Brazil's Copersucar sees better sugar prices ahead on weather
Brazil's Copersucar, the world's largest sugar merchant, is upbeat on sugar prices in the mid-term as dry weather in the world's top producer should confirm a smaller production in the 2024/25 season that started in April.
It is reported by ChiniMandi.
Copersucar Chief Executive Tomas Manzano told reporters on an earnings call on Wednesday that prices should rise from current levels close to 19 cents per pound in New York SBc1.
The company posted a net profit of 281 million reais ($51.34 million) for the crop year 2023/24 ended in March, 58% less than in the previous season, saying low ethanol prices for a long period in Brazil, along with the fall on sugar prices in December, hurt its earnings.

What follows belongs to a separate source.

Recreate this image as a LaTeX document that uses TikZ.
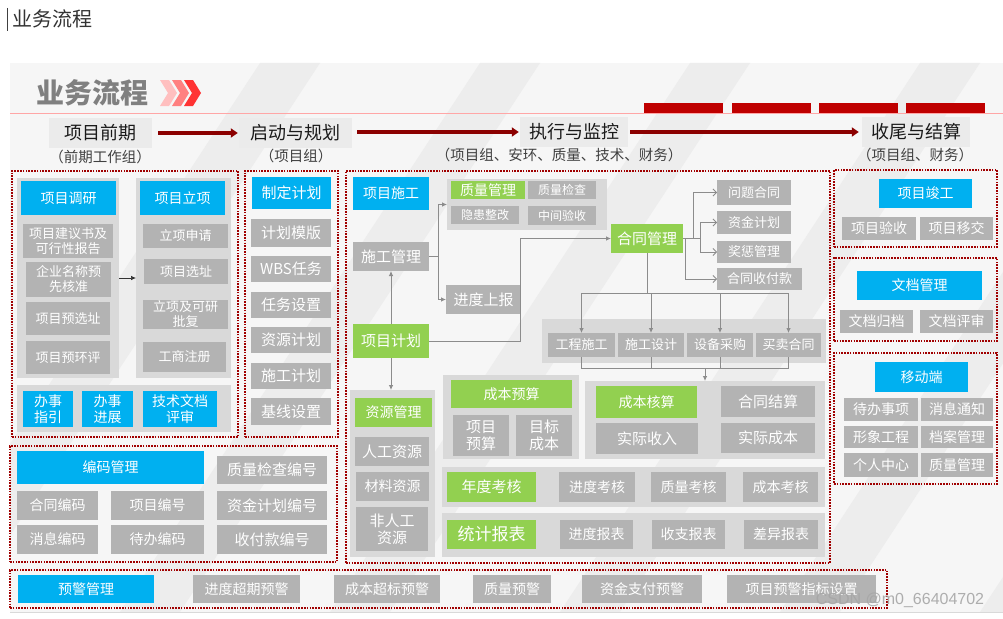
\documentclass[tikz,border=0pt]{standalone}
\usepackage{fontspec}
\setmainfont{Noto Sans CJK SC}
\newfontfamily\wmfont{Liberation Sans}
\usetikzlibrary{arrows.meta,calc}
\definecolor{cblue}{HTML}{00B0F0}
\definecolor{cgreen}{HTML}{92D050}
\definecolor{cgray}{HTML}{B3B3B3}
\definecolor{cpanel}{HTML}{D9D9D9}
\definecolor{cdot}{HTML}{A00000}
\definecolor{carrow}{HTML}{8B0000}
\definecolor{cline}{HTML}{8C8C8C}
\definecolor{cphase}{HTML}{EBEBEB}
\definecolor{ctext}{HTML}{1A1A1A}
\definecolor{cbg}{HTML}{F6F6F6}
\definecolor{cband}{HTML}{EDEDED}
\newcommand\mybox[7]{%
  \node[#1, minimum width={(#5)-(#3)}, minimum height={(#6)-(#4)}] (#2) at ({((#3)+(#5))/2},{((#4)+(#6))/2}) {#7};}
\tikzset{
 nbase/.style={inner sep=0pt, outer sep=0pt, align=center, text=white},
 bl/.style={nbase, fill=cblue, font=\fontsize{14}{16}\selectfont},
 gn/.style={nbase, fill=cgreen, font=\fontsize{14}{16}\selectfont},
 gy/.style={nbase, fill=cgray, font=\fontsize{13}{15}\selectfont},
 pnl/.style={inner sep=0pt, outer sep=0pt, fill=cpanel},
 dbox/.style={inner sep=0pt, outer sep=0pt, draw=cdot, line width=2.2pt, dash pattern=on 1.6pt off 1.2pt},
 conn/.style={draw=cline, line width=0.8pt},
 fa/.style={-{Latex[length=5pt,width=4.5pt]}},
 oa/.style={-{Straight Barb[length=3.5pt,width=7pt]}},
 bigf/.style={font=\fontsize{15}{17}\selectfont},
 midf/.style={font=\fontsize{14}{16}\selectfont},
 smlf/.style={font=\fontsize{12}{14}\selectfont},
 phase/.style={inner sep=0pt, fill=cphase, text=ctext, font=\fontsize{18}{20}\selectfont},
 sub/.style={inner sep=0pt, text=black!75, font=\fontsize{14.5}{16}\selectfont},
 parrow/.style={draw=carrow, line width=3.5pt, -{Triangle[length=7pt,width=9pt]}},
}
\begin{document}
\begin{tikzpicture}[x=1pt,y=-1pt]
\useasboundingbox (0,0) rectangle (1003,618);
\fill[white] (0,0) rectangle (1003,618);
% header
\draw[black!75, line width=0.8pt] (7,8) -- (7,31);
\node[anchor=west, inner sep=0pt, text=black!80, font=\fontsize{20}{22}\selectfont] (hdr) at (12,19) {业务流程};
% banner background
\fill[cbg] (10,63) rectangle (1003,612);
\begin{scope}
\clip (10,63) rectangle (1003,612);
\foreach \x in {-100,120,330,560,780,980}{
  \fill[cband] (\x,612) -- (\x+60,612) -- (\x+420,63) -- (\x+360,63) -- cycle;
}
\end{scope}
\draw[black!15, line width=1pt] (10,612) -- (1003,612);
% banner title
\node[anchor=west, inner sep=0pt, text=black!50, font=\fontsize{28}{30}\selectfont\bfseries] (btitle) at (36,93) {业务流程};
\fill[red!25] (160,80) -- (169,80) -- (177,93) -- (169,106) -- (160,106) -- (168,93) -- cycle;
\fill[red!50] (172,80) -- (181,80) -- (189,93) -- (181,106) -- (172,106) -- (180,93) -- cycle;
\fill[red!80] (184,80) -- (193,80) -- (201,93) -- (193,106) -- (184,106) -- (192,93) -- cycle;
\draw[red!35, line width=1pt] (10,113) -- (1003,113);
\fill[red!75!black] (644,103) rectangle (723,113);
\fill[red!75!black] (732,103) rectangle (811,113);
\fill[red!75!black] (819,103) rectangle (898,113);
\fill[red!75!black] (906,103) rectangle (985,113);
% phases
\mybox{phase}{p1}{49}{118}{152}{148}{项目前期}
\mybox{phase}{p2}{239}{118}{352}{148}{启动与规划}
\mybox{phase}{p3}{520}{117}{628}{147}{执行与监控}
\mybox{phase}{p4}{862}{117}{970}{147}{收尾与结算}
\node[sub] (s1) at (100,157) {（前期工作组）};
\node[sub] (s2) at (296,156) {（项目组）};
\node[sub] (s3) at (559,155) {（项目组、安环、质量、技术、财务）};
\node[sub] (s4) at (915,155) {（项目组、财务）};
\draw[parrow] ($(p1.east)+(6,0)$) -- ($(p2.west)+(-1,0)$);
\draw[parrow] ($(p2.east)+(5,-1)$) -- ($(p3.west)+(-1,0)$);
\draw[parrow] ($(p3.east)+(2,0)$) -- ($(p4.west)+(-3,0)$);

% ===== left block
\mybox{pnl}{pa1}{17}{178}{119}{378}{}
\mybox{pnl}{pa2}{136}{178}{231}{378}{}
\mybox{pnl}{pa3}{17}{385}{231}{432}{}
\mybox{bl}{xmdy}{21}{181}{116}{215}{项目调研}
\mybox{gy}{jys}{23}{224}{113}{258}{项目建议书及\\可行性报告}
\mybox{gy}{qymc}{26}{262}{111}{297}{企业名称预\\先核准}
\mybox{gy}{yxz}{26}{302}{110}{335}{项目预选址}
\mybox{gy}{yhp}{26}{341}{110}{374}{项目预环评}
\mybox{bl}{xmlx}{140}{181}{225}{215}{项目立项}
\mybox{gy}{lxsq}{143}{224}{228}{248}{立项申请}
\mybox{gy}{xmxz}{144}{259}{228}{284}{项目选址}
\mybox{gy}{lxpf}{143}{300}{228}{329}{立项及可研\\批复}
\mybox{gy}{gszc}{143}{342}{226}{372}{工商注册}
\draw[black!80, line width=0.7pt, -{Latex[length=5pt,width=4.5pt]}] (pa1.east) -- (pa2.west);
\mybox{bl}{bszy}{23}{391}{73}{427}{办事\\指引}
\mybox{bl}{bsjz}{82}{391}{133}{427}{办事\\进展}
\mybox{bl}{jswd}{143}{391}{217}{427}{技术文档\\评审}

% ===== plan block
\mybox{bl,bigf}{zdjh}{252}{177}{331}{209}{制定计划}
\mybox{gy,bigf}{jhmb}{251}{219}{331}{247}{计划模版}
\mybox{gy,bigf}{wbs}{251}{256}{331}{282}{WBS任务}
\mybox{gy,bigf}{rwsz}{251}{292}{331}{318}{任务设置}
\mybox{gy,bigf}{zyjh}{251}{327}{331}{353}{资源计划}
\mybox{gy,bigf}{sgjh}{251}{363}{331}{389}{施工计划}
\mybox{gy,bigf}{jxsz}{251}{398}{331}{425}{基线设置}

% ===== middle block
\mybox{bl}{xmsg}{353}{177}{429}{210}{项目施工}
\mybox{pnl}{pq}{447}{179}{607}{230}{}
\mybox{gn,midf}{zlgl}{451}{181}{525}{199}{质量管理}
\mybox{gy,smlf}{zljc}{528}{181}{596}{199}{质量检查}
\mybox{gy,smlf}{yhzg}{451}{206}{519}{224}{隐患整改}
\mybox{gy,smlf}{zjys}{528}{206}{596}{225}{中间验收}
\mybox{gy,bigf}{sggl}{353}{242}{429}{271}{施工管理}
\mybox{gy,bigf}{jdsb}{446}{285}{521}{314}{进度上报}
\mybox{gn,bigf}{xmjh}{353}{324}{429}{358}{项目计划}
\mybox{gn,bigf}{htgl}{611}{224}{683}{253}{合同管理}
\mybox{gy}{wtht}{717}{180}{791}{205}{问题合同}
\mybox{gy}{zjjh}{717}{211}{791}{234}{资金计划}
\mybox{gy}{jcgl}{717}{241}{791}{263}{奖惩管理}
\mybox{gy}{htsfk}{717}{268}{802}{290}{合同收付款}
\mybox{pnl}{pc}{542}{319}{826}{363}{}
\mybox{gy}{gcsg}{548}{333}{615}{357}{工程施工}
\mybox{gy}{sgsj}{618}{333}{684}{357}{施工设计}
\mybox{gy}{sbcg}{687}{333}{753}{357}{设备采购}
\mybox{gy}{mmht}{756}{333}{821}{357}{买卖合同}

\mybox{pnl}{pzy}{350}{390}{435}{557}{}
\mybox{gn,midf}{zygl}{355}{398}{432}{427}{资源管理}
\mybox{gy,bigf}{rgzy}{355}{437}{429}{466}{人工资源}
\mybox{gy,midf}{clzy}{356}{472}{429}{501}{材料资源}
\mybox{gy,bigf}{frg}{356}{507}{428}{551}{非人工\\资源}
\mybox{pnl}{pys}{443}{375}{579}{459}{}
\mybox{gn,midf}{cbys}{451}{380}{572}{408}{成本预算}
\mybox{gy,bigf}{xmys}{453}{415}{509}{456}{项目\\预算}
\mybox{gy,bigf}{mbcb}{516}{415}{572}{456}{目标\\成本}
\mybox{pnl}{phs}{585}{381}{825}{459}{}
\mybox{gn,midf}{cbhs}{596}{386}{697}{418}{成本核算}
\mybox{gy,bigf}{htjs}{721}{386}{815}{417}{合同结算}
\mybox{gy,bigf}{sjsr}{596}{423}{698}{454}{实际收入}
\mybox{gy,bigf}{sjcb}{721}{423}{815}{453}{实际成本}
\mybox{pnl}{pkh}{442}{467}{825}{507}{}
\mybox{gn,bigf}{ndkh}{447}{472}{536}{502}{年度考核}
\mybox{gy,midf}{jdkh}{559}{472}{635}{502}{进度考核}
\mybox{gy,midf}{zlkh}{651}{472}{726}{502}{质量考核}
\mybox{gy,midf}{cbkh}{743}{472}{818}{502}{成本考核}
\mybox{pnl}{pbb}{442}{513}{825}{557}{}
\mybox{gn,font=\fontsize{17}{19}\selectfont}{tjbb}{447}{520}{536}{549}{统计报表}
\mybox{gy,midf}{jdbb}{560}{520}{633}{549}{进度报表}
\mybox{gy,midf}{szbb}{652}{520}{725}{549}{收支报表}
\mybox{gy,midf}{cybb}{744}{520}{818}{549}{差异报表}

% connectors middle
\draw[conn,fa] (xmjh.north) -- (sggl.south);
\draw[conn,fa] (xmjh.south) -- (xmjh.south |- pzy.north);
\draw[conn,fa] (sggl.east) -- ++(9,0) |- (pq.west);
\draw[conn,fa] (sggl.east) -- ++(9,0) |- (jdsb.west);
\draw[conn,fa] (xmjh.east) -- ++(91,0) |- (htgl.west);
\draw[conn,oa] (htgl.east) -- ++(10,0) |- (wtht.west);
\draw[conn,oa] (htgl.east) -- ++(17,0) |- (zjjh.west);
\draw[conn,oa] (htgl.east) -- ++(17,0) |- (jcgl.west);
\draw[conn,oa] (htgl.east) -- ++(2,0) |- (htsfk.west);
\draw[conn,fa] (htgl.south) -- ++(0,40) -| (gcsg.north);
\draw[conn,fa] (htgl.south) -- ++(0,40) -| (sgsj.north);
\draw[conn,fa] (htgl.south) -- ++(0,40) -| (sbcg.north);
\draw[conn,fa] (htgl.south) -- ++(0,40) -| (mmht.north);
\draw[conn] (gcsg.south) -- ++(0,11) -| (mmht.south);
\draw[conn] (sgsj.south) -- ++(0,11);
\draw[conn] (sbcg.south) -- ++(0,11);
\draw[conn,fa] ($(phs.north)+(0,-13)$) -- (phs.north);

% ===== right blocks
\mybox{bl,midf}{xmjg}{879}{179}{972}{208}{项目竣工}
\mybox{gy,midf}{xmys2}{842}{217}{916}{240}{项目验收}
\mybox{gy,midf}{xmyj}{920}{217}{993}{240}{项目移交}
\mybox{bl,midf}{wdgl}{857}{271}{982}{300}{文档管理}
\mybox{gy,midf}{wdgd}{840}{310}{913}{333}{文档归档}
\mybox{gy,midf}{wdps}{920}{310}{993}{333}{文档评审}
\mybox{bl,midf}{ydd}{875}{362}{968}{392}{移动端}
\mybox{gy,midf}{dbsx}{844}{398}{918}{421}{待办事项}
\mybox{gy,midf}{xxtz}{921}{398}{993}{421}{消息通知}
\mybox{gy,midf}{xxgc}{844}{426}{918}{448}{形象工程}
\mybox{gy,midf}{dagl}{921}{426}{993}{448}{档案管理}
\mybox{gy,midf}{grzx}{844}{453}{918}{477}{个人中心}
\mybox{gy,midf}{zlgl2}{921}{453}{993}{477}{质量管理}

% ===== coding block
\mybox{bl}{bmgl}{17}{451}{204}{484}{编码管理}
\mybox{gy,bigf}{zljcbh}{217}{456}{327}{484}{质量检查编号}
\mybox{gy,midf}{htbm}{17}{491}{98}{520}{合同编码}
\mybox{gy,midf}{xmbh}{111}{491}{204}{520}{项目编号}
\mybox{gy,bigf}{zjjhbh}{217}{491}{327}{520}{资金计划编号}
\mybox{gy,midf}{xxbm}{17}{525}{98}{554}{消息编码}
\mybox{gy,midf}{dbbm}{111}{525}{204}{554}{待办编码}
\mybox{gy,bigf}{sfkbh}{217}{525}{327}{554}{收付款编号}

% ===== warning block
\mybox{bl,midf}{yjgl}{18}{575}{154}{603}{预警管理}
\mybox{gy,midf}{jdcq}{193}{575}{300}{603}{进度超期预警}
\mybox{gy,midf}{cbcb}{334}{575}{440}{603}{成本超标预警}
\mybox{gy,midf}{zlyj}{473}{575}{551}{603}{质量预警}
\mybox{gy,midf}{zjzf}{582}{575}{702}{603}{资金支付预警}
\mybox{gy,midf}{yjzb}{727}{575}{876}{603}{项目预警指标设置}

% ===== dotted frames
\mybox{dbox}{d1}{12}{171}{238}{437}{}
\mybox{dbox}{d2}{245}{171}{338}{437}{}
\mybox{dbox}{d3}{346}{171}{830}{563}{}
\mybox{dbox}{d4}{834}{170}{997}{247}{}
\mybox{dbox}{d5}{834}{258}{997}{341}{}
\mybox{dbox}{d6}{834}{353}{997}{484}{}
\mybox{dbox}{d7}{10}{446}{337}{562}{}
\mybox{dbox}{d8}{10}{570}{887}{608}{}

% watermark
\node[inner sep=0pt, text=black!35, opacity=0.9, font=\wmfont\fontsize{16}{18}\selectfont] (wm) at (900,600) {CSDN @m0\_66404702};
\end{tikzpicture}
\end{document}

Copersucar posted revenues of 54.1 billion reais in 2023/24, 22.9% down from 2022/23. It sold 13.3 million metric tons of sugar in the season versus 11.5 million tons. Its ethanol sales in Brazil, export markets and in the United States, where it controls the trader Eco-Energy, rose to 17.2 billion liters from 12.1 billion liters.
Manzano said the drier than normal weather in Brazil this year has hurt cane development and will lead to a smaller crop, as expected.
He said mills in the country will increase cane allocation to sugar production as the crop advances, adding that recent data showing cane allocation to sugar, the so-called 'sugar mix', below last year reflects a picture of some weeks ago.
«Mills will press the gas pedal strongly on the sugar mix as the crop advances, as the cane gets more developed», — he said.